The Journal mixed up the initials of the editor of the Tazewell Republican – he was W. H. Bates, while J. B. Irwin was then editor of the Pekin Daily Times. In any case, the Washington Republican’s editorial writer remarked, “Nor is Bates the only Pekin editor who is fearful of being blown into kingdom come. Hoffman, also, sees danger ahead and while he has no fears of the hereafter he don’t propose to take passage across the rolling Jordan until he gets a good ready, and woe be unto him who tackles the Dutchman. See what the same [Peoria Journal] writer says of Jack:

“Jack Hoffman of the Freie Presse, with blood in his eye, and his ears flopping, marched boldly down Court street with a shot gun over his shoulder a la Bates. All the editors here appear to be on the war path. Peace! peace, brethern (sic), let not your angry passions rise, for we think too much of you all, to have even one of you pass out of the world in a hurry, besides you would be missing heaps of fun up here on earth.”

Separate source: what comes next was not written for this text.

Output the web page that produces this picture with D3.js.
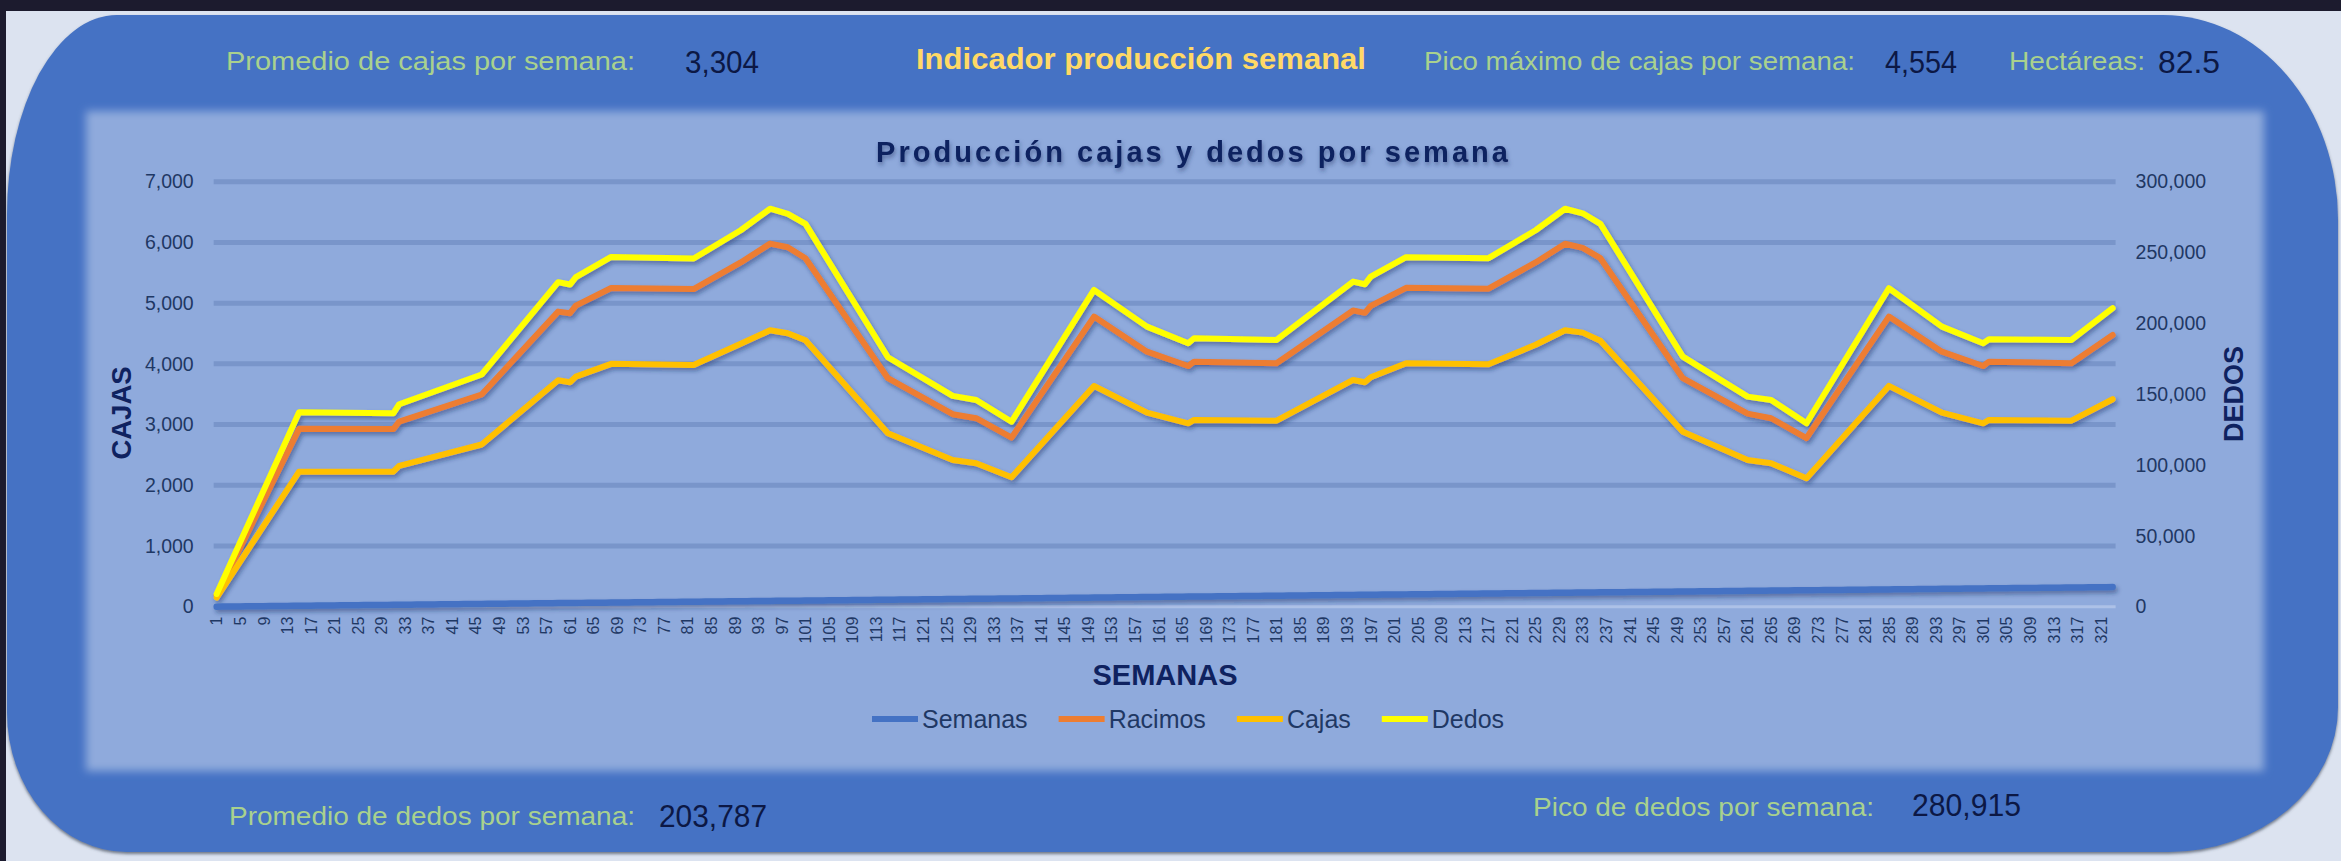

The Washington Republican’s editorial writer then added, using colorful language that would likely result in a libel suit today, “Bates and Hoffman are not alone in this, for Irwin has been in hot water ever since he went to Pekin, and has had more trouble with his neighbors than all the others put together. He fears neither God, hell nor the devil, and, in fact, the nearer he gets to the latter the more he feels at home. The old man will reach for him though some of these days, and then heaven pity the unfortunate imps who must endure his company throughout eternity.